**AIM:** With the images removed, repeat the data below exactly.

▼▼▼

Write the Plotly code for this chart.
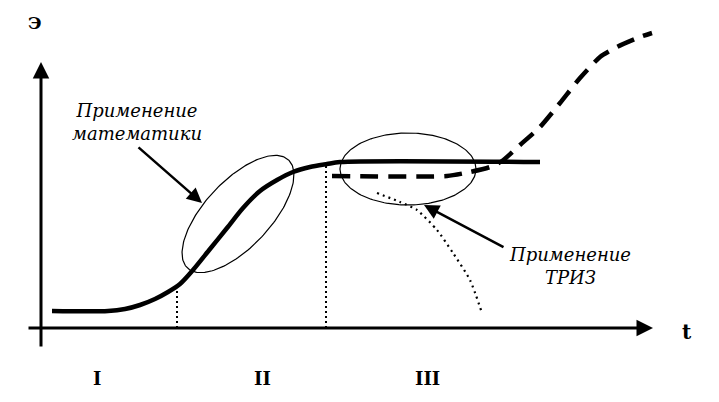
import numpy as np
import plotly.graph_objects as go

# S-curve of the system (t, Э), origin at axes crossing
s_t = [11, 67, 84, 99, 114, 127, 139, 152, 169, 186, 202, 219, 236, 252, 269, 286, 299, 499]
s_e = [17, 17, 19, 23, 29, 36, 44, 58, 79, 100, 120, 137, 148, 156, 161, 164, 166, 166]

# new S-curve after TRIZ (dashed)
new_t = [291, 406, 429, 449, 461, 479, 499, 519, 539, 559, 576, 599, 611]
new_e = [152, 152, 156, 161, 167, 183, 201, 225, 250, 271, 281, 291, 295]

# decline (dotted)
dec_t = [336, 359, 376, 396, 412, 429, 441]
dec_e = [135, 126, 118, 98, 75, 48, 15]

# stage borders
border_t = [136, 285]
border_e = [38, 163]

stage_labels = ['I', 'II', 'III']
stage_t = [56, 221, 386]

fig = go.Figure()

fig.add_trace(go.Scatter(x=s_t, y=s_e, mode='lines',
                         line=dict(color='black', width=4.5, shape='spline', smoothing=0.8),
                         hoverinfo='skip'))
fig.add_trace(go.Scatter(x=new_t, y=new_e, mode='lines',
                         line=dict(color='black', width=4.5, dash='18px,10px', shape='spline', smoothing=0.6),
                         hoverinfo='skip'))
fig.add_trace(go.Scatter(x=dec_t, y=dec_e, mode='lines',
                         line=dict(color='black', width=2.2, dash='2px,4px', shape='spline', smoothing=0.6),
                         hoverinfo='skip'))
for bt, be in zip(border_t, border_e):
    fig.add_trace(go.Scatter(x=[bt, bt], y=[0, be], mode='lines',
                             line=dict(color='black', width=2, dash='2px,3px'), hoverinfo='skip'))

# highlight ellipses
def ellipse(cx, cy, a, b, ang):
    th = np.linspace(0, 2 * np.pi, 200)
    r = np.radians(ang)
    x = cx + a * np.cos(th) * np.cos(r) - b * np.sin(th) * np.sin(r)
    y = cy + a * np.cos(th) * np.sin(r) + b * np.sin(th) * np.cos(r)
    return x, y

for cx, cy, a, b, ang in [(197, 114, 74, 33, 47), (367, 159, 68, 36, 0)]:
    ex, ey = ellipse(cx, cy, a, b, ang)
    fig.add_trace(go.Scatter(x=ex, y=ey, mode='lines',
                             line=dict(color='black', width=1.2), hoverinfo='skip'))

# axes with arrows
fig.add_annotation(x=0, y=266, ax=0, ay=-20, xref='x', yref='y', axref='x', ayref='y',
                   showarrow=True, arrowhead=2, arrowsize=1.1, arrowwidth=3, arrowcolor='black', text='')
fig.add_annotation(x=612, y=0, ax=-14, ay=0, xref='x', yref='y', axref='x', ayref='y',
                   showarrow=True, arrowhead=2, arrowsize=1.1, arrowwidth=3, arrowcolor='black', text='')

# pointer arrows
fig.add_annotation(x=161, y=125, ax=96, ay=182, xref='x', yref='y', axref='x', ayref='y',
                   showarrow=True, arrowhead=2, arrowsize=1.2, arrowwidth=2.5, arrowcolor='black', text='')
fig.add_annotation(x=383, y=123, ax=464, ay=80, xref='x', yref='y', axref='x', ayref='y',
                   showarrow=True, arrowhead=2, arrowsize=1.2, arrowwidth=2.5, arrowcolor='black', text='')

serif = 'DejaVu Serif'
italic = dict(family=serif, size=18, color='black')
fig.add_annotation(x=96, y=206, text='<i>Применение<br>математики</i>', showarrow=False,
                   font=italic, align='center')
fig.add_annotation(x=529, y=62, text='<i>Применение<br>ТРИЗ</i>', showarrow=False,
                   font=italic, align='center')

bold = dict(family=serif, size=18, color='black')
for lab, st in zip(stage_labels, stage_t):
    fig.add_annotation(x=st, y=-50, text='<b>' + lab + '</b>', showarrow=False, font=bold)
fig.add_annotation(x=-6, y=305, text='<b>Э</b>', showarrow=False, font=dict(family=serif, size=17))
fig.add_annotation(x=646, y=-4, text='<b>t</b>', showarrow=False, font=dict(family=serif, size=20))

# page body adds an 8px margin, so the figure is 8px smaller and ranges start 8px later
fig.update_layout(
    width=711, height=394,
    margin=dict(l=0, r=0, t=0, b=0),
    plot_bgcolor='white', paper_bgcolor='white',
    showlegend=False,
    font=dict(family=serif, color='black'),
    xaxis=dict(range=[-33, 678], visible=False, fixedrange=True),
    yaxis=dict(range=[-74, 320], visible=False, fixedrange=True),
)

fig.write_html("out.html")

▲▲▲

**RESULT OF THE TASK:**
Write the Plotly code for this chart.
import numpy as np
import plotly.graph_objects as go

# S-curve of the system (t, Э), origin at axes crossing
s_t = [11, 67, 84, 99, 114, 127, 139, 152, 169, 186, 202, 219, 236, 252, 269, 286, 299, 499]
s_e = [17, 17, 19, 23, 29, 36, 44, 58, 79, 100, 120, 137, 148, 156, 161, 164, 166, 166]

# new S-curve after TRIZ (dashed)
new_t = [291, 406, 429, 449, 461, 479, 499, 519, 539, 559, 576, 599, 611]
new_e = [152, 152, 156, 161, 167, 183, 201, 225, 250, 271, 281, 291, 295]

# decline (dotted)
dec_t = [336, 359, 376, 396, 412, 429, 441]
dec_e = [135, 126, 118, 98, 75, 48, 15]

# stage borders
border_t = [136, 285]
border_e = [38, 163]

stage_labels = ['I', 'II', 'III']
stage_t = [56, 221, 386]

fig = go.Figure()

fig.add_trace(go.Scatter(x=s_t, y=s_e, mode='lines',
                         line=dict(color='black', width=4.5, shape='spline', smoothing=0.8),
                         hoverinfo='skip'))
fig.add_trace(go.Scatter(x=new_t, y=new_e, mode='lines',
                         line=dict(color='black', width=4.5, dash='18px,10px', shape='spline', smoothing=0.6),
                         hoverinfo='skip'))
fig.add_trace(go.Scatter(x=dec_t, y=dec_e, mode='lines',
                         line=dict(color='black', width=2.2, dash='2px,4px', shape='spline', smoothing=0.6),
                         hoverinfo='skip'))
for bt, be in zip(border_t, border_e):
    fig.add_trace(go.Scatter(x=[bt, bt], y=[0, be], mode='lines',
                             line=dict(color='black', width=2, dash='2px,3px'), hoverinfo='skip'))

# highlight ellipses
def ellipse(cx, cy, a, b, ang):
    th = np.linspace(0, 2 * np.pi, 200)
    r = np.radians(ang)
    x = cx + a * np.cos(th) * np.cos(r) - b * np.sin(th) * np.sin(r)
    y = cy + a * np.cos(th) * np.sin(r) + b * np.sin(th) * np.cos(r)
    return x, y

for cx, cy, a, b, ang in [(197, 114, 74, 33, 47), (367, 159, 68, 36, 0)]:
    ex, ey = ellipse(cx, cy, a, b, ang)
    fig.add_trace(go.Scatter(x=ex, y=ey, mode='lines',
                             line=dict(color='black', width=1.2), hoverinfo='skip'))

# axes with arrows
fig.add_annotation(x=0, y=266, ax=0, ay=-20, xref='x', yref='y', axref='x', ayref='y',
                   showarrow=True, arrowhead=2, arrowsize=1.1, arrowwidth=3, arrowcolor='black', text='')
fig.add_annotation(x=612, y=0, ax=-14, ay=0, xref='x', yref='y', axref='x', ayref='y',
                   showarrow=True, arrowhead=2, arrowsize=1.1, arrowwidth=3, arrowcolor='black', text='')

# pointer arrows
fig.add_annotation(x=161, y=125, ax=96, ay=182, xref='x', yref='y', axref='x', ayref='y',
                   showarrow=True, arrowhead=2, arrowsize=1.2, arrowwidth=2.5, arrowcolor='black', text='')
fig.add_annotation(x=383, y=123, ax=464, ay=80, xref='x', yref='y', axref='x', ayref='y',
                   showarrow=True, arrowhead=2, arrowsize=1.2, arrowwidth=2.5, arrowcolor='black', text='')

serif = 'DejaVu Serif'
italic = dict(family=serif, size=18, color='black')
fig.add_annotation(x=96, y=206, text='<i>Применение<br>математики</i>', showarrow=False,
                   font=italic, align='center')
fig.add_annotation(x=529, y=62, text='<i>Применение<br>ТРИЗ</i>', showarrow=False,
                   font=italic, align='center')

bold = dict(family=serif, size=18, color='black')
for lab, st in zip(stage_labels, stage_t):
    fig.add_annotation(x=st, y=-50, text='<b>' + lab + '</b>', showarrow=False, font=bold)
fig.add_annotation(x=-6, y=305, text='<b>Э</b>', showarrow=False, font=dict(family=serif, size=17))
fig.add_annotation(x=646, y=-4, text='<b>t</b>', showarrow=False, font=dict(family=serif, size=20))

# page body adds an 8px margin, so the figure is 8px smaller and ranges start 8px later
fig.update_layout(
    width=711, height=394,
    margin=dict(l=0, r=0, t=0, b=0),
    plot_bgcolor='white', paper_bgcolor='white',
    showlegend=False,
    font=dict(family=serif, color='black'),
    xaxis=dict(range=[-33, 678], visible=False, fixedrange=True),
    yaxis=dict(range=[-74, 320], visible=False, fixedrange=True),
)

fig.write_html("out.html")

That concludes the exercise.